Key Responsibilities
- Implement data transformation, aggregation, and enrichment processes to support various data analytics and machine learning initiatives.
- Collaborate with cross-functional teams to understand data requirements and translate them into effective data engineering solutions.
- Ensure data quality and integrity throughout the data processing lifecycle.
- Design and deploy data engineering solutions on OpenShift Container Platform (OCP) using containerization and orchestration techniques.
- Optimize data engineering workflows for containerized deployment and efficient resource utilization.
- Collaborate with DevOps teams to streamline deployment processes, implement CI/CD pipelines, and ensure platform stability.
- Implement data governance practices, data lineage, and metadata management to ensure data accuracy, traceability, and compliance.
- Monitor and optimize data pipeline performance, troubleshoot issues, and implement necessary enhancements.
- Implement monitoring and logging mechanisms to ensure the health, availability, and performance of the data infrastructure.
- Document data engineering processes, workflows, and infrastructure configurations for knowledge sharing and reference.
- Stay updated with emerging technologies, industry trends, and best practices in data engineering and DevOps.
- Provide technical leadership, mentorship, and guidance to junior team members to foster a culture of continuous learning and innovation to the continuous improvement of the analytics capabilities within the bank.
Key Requirements
- Bachelor's degree in Computer Science, Information Technology, or a related field.
- Proven experience as a Data Engineer, working with Hadoop, Spark, and data processing technologies in large-scale environments.
- Strong expertise in designing and developing data infrastructure using Hadoop, Spark, and related tools (HDFS, Hive, Pig, etc).
- Experience with containerization platforms such as OpenShift Container Platform (OCP) and container orchestration using Kubernetes.

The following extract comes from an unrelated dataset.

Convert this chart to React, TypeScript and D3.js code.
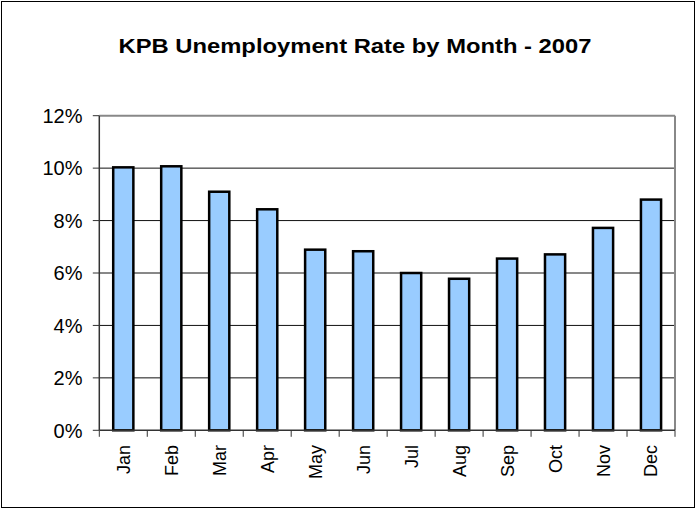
import React from "react";
import * as d3 from "d3";

const months = ["Jan", "Feb", "Mar", "Apr", "May", "Jun", "Jul", "Aug", "Sep", "Oct", "Nov", "Dec"];
const rates = [10.03, 10.07, 9.1, 8.43, 6.89, 6.83, 6.0, 5.78, 6.55, 6.71, 7.72, 8.8];
const yTicks = [0, 2, 4, 6, 8, 10, 12];
const title = "KPB Unemployment Rate by Month - 2007";

const W = 697;
const H = 510;
const left = 99.3;
const right = 675;
const top = 115.7;
const bottom = 430.3;
const font = "'Liberation Sans', Arial, sans-serif";

export default function App() {
  const x = d3.scaleBand<string>().domain(months).range([left, right]).paddingInner(0.58).paddingOuter(0.29);
  const xc = d3.scaleBand<string>().domain(months).range([left, right]).padding(0);
  const y = d3.scaleLinear().domain([0, 12]).range([bottom, top]);

  return (
    <svg width={W} height={H} style={{ position: "absolute", left: 0, top: 0 }}>
      <rect x={0} y={0} width={W} height={H} fill="#fff" />
      <rect x={1.5} y={1.5} width={693} height={506} fill="none" stroke="#000" strokeWidth={1} />
      <text
        x={355}
        y={53}
        textAnchor="middle"
        fontFamily={font}
        fontWeight="bold"
        fontSize={21}
        textLength={473}
        lengthAdjust="spacingAndGlyphs"
        fill="#000"
      >
        {title}
      </text>
      {yTicks.filter((t) => t > 0 && t < 12).map((t) => (
        <line key={"g" + t} x1={left} x2={right} y1={y(t)} y2={y(t)} stroke="#111" strokeWidth={1} />
      ))}
      <line x1={left} x2={right} y1={top} y2={top} stroke="#888" strokeWidth={2} />
      <line x1={right} x2={right} y1={top} y2={bottom} stroke="#888" strokeWidth={2} />
      {months.map((m, i) => (
        <rect
          key={m}
          x={x(m)!}
          y={y(rates[i])}
          width={x.bandwidth()}
          height={bottom - y(rates[i])}
          fill="#99CCFF"
          stroke="#000"
          strokeWidth={2.5}
        />
      ))}
      <line x1={left} x2={left} y1={top} y2={bottom} stroke="#333" strokeWidth={1.5} />
      <line x1={left} x2={right} y1={bottom} y2={bottom} stroke="#333" strokeWidth={1.5} />
      {yTicks.map((t) => (
        <g key={"y" + t}>
          <line x1={left - 6.5} x2={left} y1={y(t)} y2={y(t)} stroke="#333" strokeWidth={1} />
          <text
            x={82.5}
            y={y(t)}
            dy="0.36em"
            textAnchor="end"
            fontFamily={font}
            fontSize={20}
            fill="#000"
          >
            {t + "%"}
          </text>
        </g>
      ))}
      {[...months.map((m) => xc(m)!), right].map((v, i) => (
        <line key={"xt" + i} x1={v} x2={v} y1={bottom} y2={bottom + 6.5} stroke="#333" strokeWidth={1} />
      ))}
      {months.map((m) => {
        const cx = x(m)! + x.bandwidth() / 2;
        return (
          <text
            key={"xl" + m}
            transform={`translate(${cx},445) rotate(-90)`}
            textAnchor="end"
            dy="0.36em"
            fontFamily={font}
            fontSize={18}
            fill="#000"
          >
            {m}
          </text>
        );
      })}
    </svg>
  );
}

- Proficiency in programming languages commonly used in data engineering, such as Spark, Python, Scala, or Java.
- Knowledge of DevOps practices, CI/CD pipelines, and infrastructure automation tools (e.g., Docker, Jenkins, Ansible, BitBucket).
- Experience with Graphana, Prometheus, Splunk will be an added benefit.

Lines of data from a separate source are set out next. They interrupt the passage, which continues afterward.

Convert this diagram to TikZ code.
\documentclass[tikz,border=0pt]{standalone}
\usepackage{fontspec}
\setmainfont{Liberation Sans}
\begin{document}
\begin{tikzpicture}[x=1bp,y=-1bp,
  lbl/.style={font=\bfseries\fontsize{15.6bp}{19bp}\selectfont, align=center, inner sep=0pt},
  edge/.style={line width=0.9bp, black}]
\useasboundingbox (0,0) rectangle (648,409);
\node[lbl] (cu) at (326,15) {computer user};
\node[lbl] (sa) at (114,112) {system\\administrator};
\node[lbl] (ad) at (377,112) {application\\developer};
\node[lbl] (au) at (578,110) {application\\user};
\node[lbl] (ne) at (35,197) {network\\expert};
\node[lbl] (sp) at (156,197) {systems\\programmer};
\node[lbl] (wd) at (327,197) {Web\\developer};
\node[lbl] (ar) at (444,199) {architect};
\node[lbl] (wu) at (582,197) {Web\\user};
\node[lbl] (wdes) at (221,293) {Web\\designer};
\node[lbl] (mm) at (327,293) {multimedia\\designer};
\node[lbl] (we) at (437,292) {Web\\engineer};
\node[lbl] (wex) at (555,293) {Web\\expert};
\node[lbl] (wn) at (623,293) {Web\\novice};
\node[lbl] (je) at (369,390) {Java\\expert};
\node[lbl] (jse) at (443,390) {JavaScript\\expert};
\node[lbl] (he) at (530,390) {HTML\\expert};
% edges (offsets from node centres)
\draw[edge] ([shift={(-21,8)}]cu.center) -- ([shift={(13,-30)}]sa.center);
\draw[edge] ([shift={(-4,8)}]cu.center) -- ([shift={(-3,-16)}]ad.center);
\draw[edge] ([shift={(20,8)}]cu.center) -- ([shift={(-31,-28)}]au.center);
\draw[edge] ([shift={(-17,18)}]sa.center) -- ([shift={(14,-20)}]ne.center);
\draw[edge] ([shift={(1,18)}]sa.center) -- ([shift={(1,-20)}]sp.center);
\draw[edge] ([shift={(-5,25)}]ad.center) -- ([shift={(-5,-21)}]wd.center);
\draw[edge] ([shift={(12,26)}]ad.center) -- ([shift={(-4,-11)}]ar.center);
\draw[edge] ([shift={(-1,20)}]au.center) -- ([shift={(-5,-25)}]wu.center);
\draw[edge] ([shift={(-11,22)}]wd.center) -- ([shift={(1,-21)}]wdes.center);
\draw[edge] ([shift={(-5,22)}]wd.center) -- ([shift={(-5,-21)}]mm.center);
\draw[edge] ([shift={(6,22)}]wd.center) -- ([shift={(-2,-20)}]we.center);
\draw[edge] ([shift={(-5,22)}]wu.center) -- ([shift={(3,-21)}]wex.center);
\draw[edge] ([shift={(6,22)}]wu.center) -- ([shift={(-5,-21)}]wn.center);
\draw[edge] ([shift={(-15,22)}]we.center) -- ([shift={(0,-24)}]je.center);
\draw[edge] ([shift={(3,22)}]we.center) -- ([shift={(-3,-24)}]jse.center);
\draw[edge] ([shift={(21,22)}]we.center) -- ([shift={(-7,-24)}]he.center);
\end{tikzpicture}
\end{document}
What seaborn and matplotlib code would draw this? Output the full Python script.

- Strong problem-solving and troubleshooting skills with a proactive approach to resolving technical challenges.
- Excellent collaboration and communication skills to work effectively with cross-functional teams.
- Ability to manage multiple priorities, meet deadlines, and deliver high-quality results in a fast-paced environment.
- Experience with cloud platforms (e.g., AWS, Azure, GCP) and their data services is a plus.